Siki later hosted karaoke Saturday afternoons at The Duke bar at Queen and Leslie Streets in Toronto. Along the way, he accrued six major wrestling belts, including the Austra-Asian championship, the North American championship (three times), the Texas championship and the tag-team heavyweight crown. Siki suffered many injuries throughout his career. He suffered from two broken ribs, had his hands broken twice, his ankle and leg broken, and half his face paralyzed. In the 1980s, he wrestled across the Maritimes and in small Northern Ontario towns. Siki wrote his own theme song entitled "I Am So Proud of What I See".
Siki also released an album on vinyl.

During this time, he also started to teach the craft at Sully's Toronto Youth Athletic Club on Sundays. He continued to wrestle into the 1990s. He was also affiliated with a Toronto wrestling school through the 1980s and to the mid-1990s, initially in partnership with Johnny Powers. Besides Canada, Siki has wrestled across the United States, and in Australia, New Zealand, Japan, Puerto Rico, the Bahamas, and Trinidad. The second album by The Henrys, Chasing Grace, contains a song titled 'Sweet Daddy Siki'. Toronto based Pork Belly Futures featured him in their second album with the song "Sweet Daddy" Siki made an appearance on WWE Smackdown on September 13, 2011, for Edge Appreciation Night, along with several other WWE Legends and former superstars.

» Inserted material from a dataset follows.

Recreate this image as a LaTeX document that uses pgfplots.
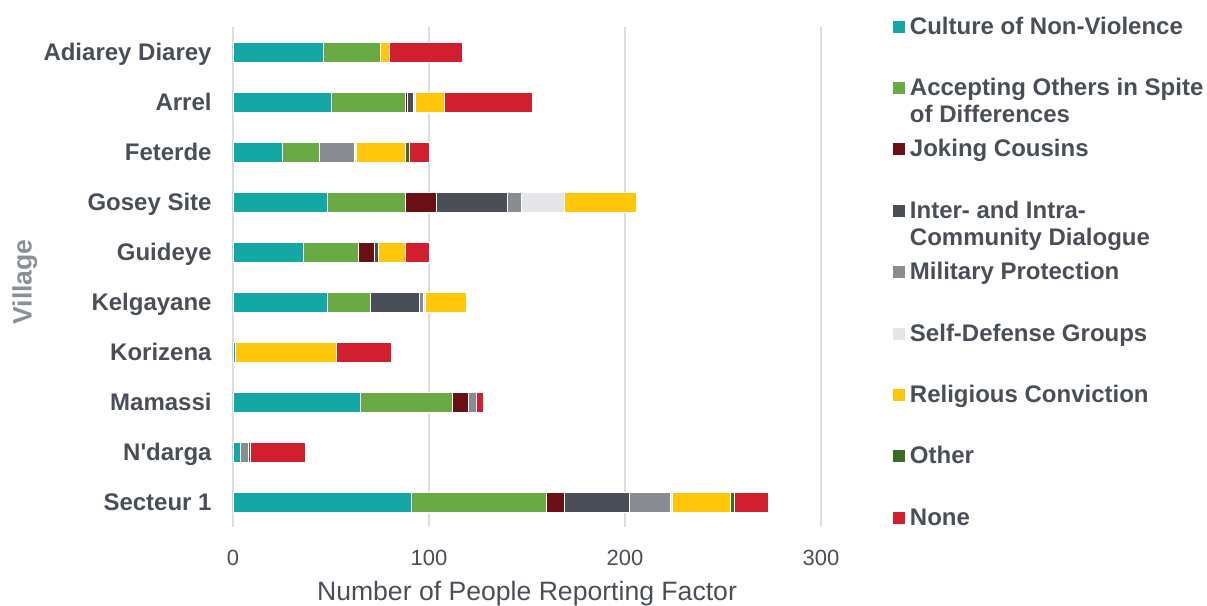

Siki resided in Toronto. He died from complications of dementia in Toronto, on December 31, 2024, at the age of 91.

==Championships and accomplishments==
- 50th State Big Time Wrestling
  - NWA North American Heavyweight Championship (Hawaii version) (1 time)
  - NWA Hawaii Tag Team Championship (1 time) - with Moondog Mayne
- Atlantic Grand Prix Wrestling
  - AGPW North American Tag Team Championship (1 time) - with Cuban Assassin
- Big Time Wrestling
  - BTW World Tag Team Championship (1 time) - with Haystacks Calhoun
- International Professional Wrestling Hall of Fame
  - Class of 2023
- Maple Leaf Wrestling
  - NWA International Tag Team Championship (Toronto version) (1 time) - with Bulldog Brower
- NWA All Star Wrestling
  - NWA Canadian Tag Team Championship (Vancouver version) (1 time) - with Kinji Shibuya
- Southwest Sports, Inc.
  - NWA Texas Heavyweight Championship (1 time)
- Midwest Wrestling Association
  - MWA Ohio Tag Team Championship (1 time) - with Leon Graham
- NWA Ohio
  - NWA Eastern States Heavyweight Championship (1 time)^{1}
- Professional wrestling
  - World Negro Heavyweight Championship (1 time)
- Stampede Wrestling
  - NWA Canadian Heavyweight Championship (Calgary version) (1 time)
  - Stampede North American Heavyweight Championship (1 time)
- World Wrestling Council
  - WWC North American Heavyweight Championship (2 times)
- Canadian Wrestling Hall of Fame
  - Class of 2016

^{1}This title should not be confused with the NWA Eastern States Heavyweight Championship that was defended in Mid-Atlantic Championship Wrestling in the early to mid-1970s. This title would go on to be renamed the NWA Mid-Atlantic Heavyweight Championship.